Neon illustration of a domain gateway with a DNSSEC shield, eth.limo locked, glowing operator amid a decentralized network.

The brief takeover of eth.limo on April 17–18 did not begin with a smart-contract exploit or a failure in ENS itself. It began with a successful social-engineering attack against a registrar account-recovery process, allowing an attacker to seize control of the domain settings that connect .eth names to the web. eth.limo later said the compromise started around 19:07 EDT on April 17, when an attacker impersonated a team member and targeted its EasyDNS account.

Over the next several hours, the attacker changed eth.limo’s name servers, first to Cloudflare and later to Namecheap, before legitimate access was restored early on April 18. eth.limo’s post-mortem said recovery began after EasyDNS restored account access at 07:49 EDT, ending a window in which the gateway could have been used to reroute traffic for a vast number of ENS-linked web addresses. The incident turned a registrar workflow into a potential phishing and malware channel for the broader ENS ecosystem.

DNSSEC Contained the Damage, Even as Trust Was Shaken

What limited the fallout was not the absence of opportunity, but the presence of a cryptographic check the attacker could not bypass. Multiple post-incident accounts said DNSSEC validation prevented forged DNS responses from resolving for validating resolvers because the attacker did not have the zone-signing keys. eth.limo reported no verified user impact or confirmed financial losses during the compromise window, making DNSSEC the difference between a dangerous breach and a much larger user-loss event.

The seriousness of the incident was underscored by the public response from key figures.

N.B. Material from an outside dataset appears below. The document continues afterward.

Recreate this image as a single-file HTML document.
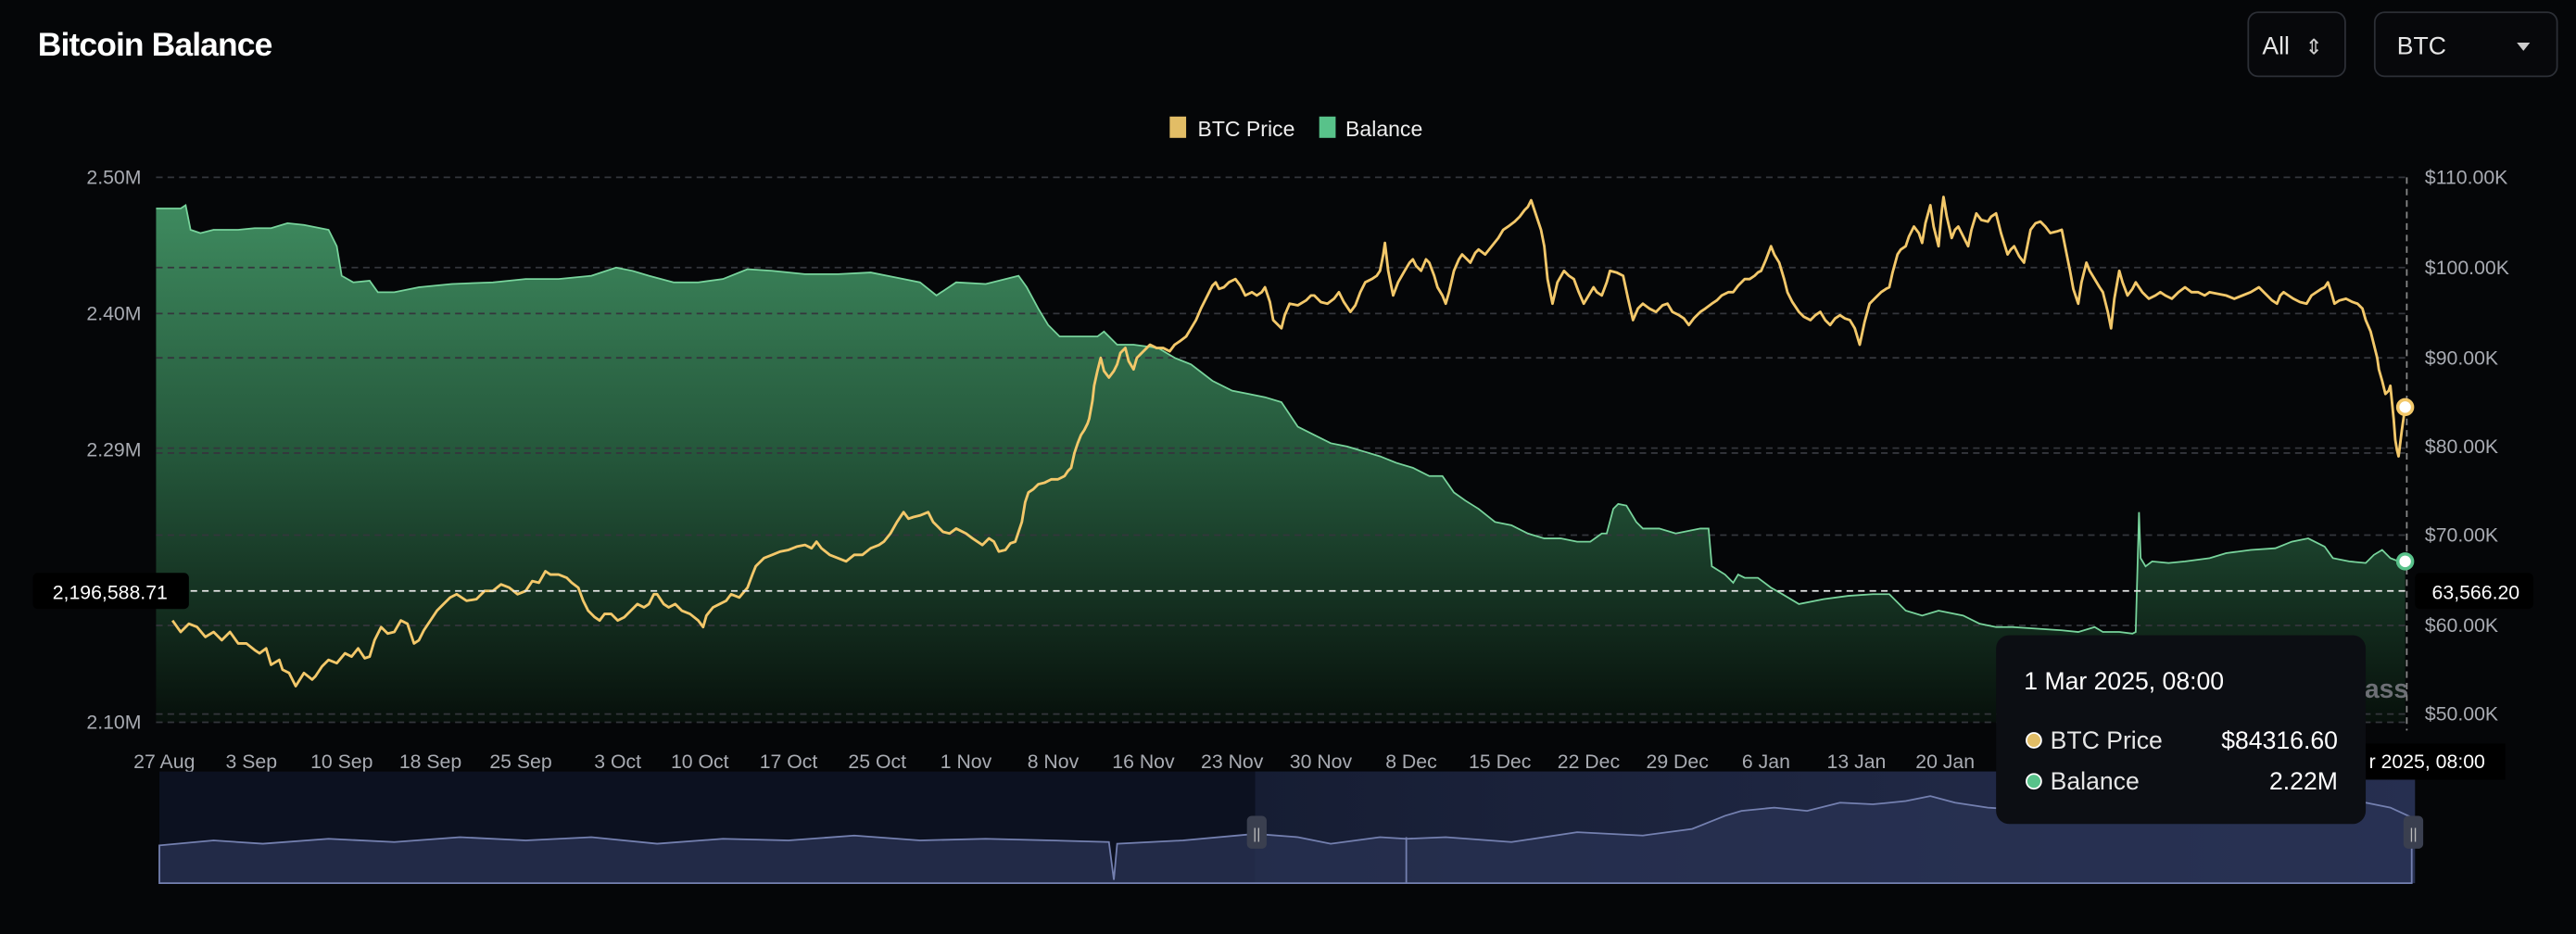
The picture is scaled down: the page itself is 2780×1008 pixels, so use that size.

Vitalik Buterin warned users on April 18 not to visit eth.limo links during the disruption and pointed them toward direct IPFS access instead, while ENS said it quickly notified the community and relevant parties once the hijack was understood. The emergency guidance reflected how quickly a DNS-layer failure can undermine confidence in otherwise decentralized infrastructure.

The Real Weakness Was Procedural, Not Cryptographic

EasyDNS chief executive Mark Jeftovic publicly accepted responsibility, describing the attack as highly sophisticated and saying the registrar would migrate eth.limo to Domainsure, an enterprise service without a manual account-recovery mechanism. That response matters because it shows the breach was rooted in human recovery procedures rather than in ENS records or IPFS content. The weak point was not the decentralized stack itself, but the centralized account-recovery layer wrapped around it.

The lesson is uncomfortable but clear. ENS records and content-addressed storage remained intact, yet access to them through mainstream browser pathways was still vulnerable to a registrar-side failure. For operators of high-value Web3 services, the eth.limo incident is a reminder that decentralized guarantees can still be temporarily neutralized by centralized operational processes if those processes are weak enough to social engineering.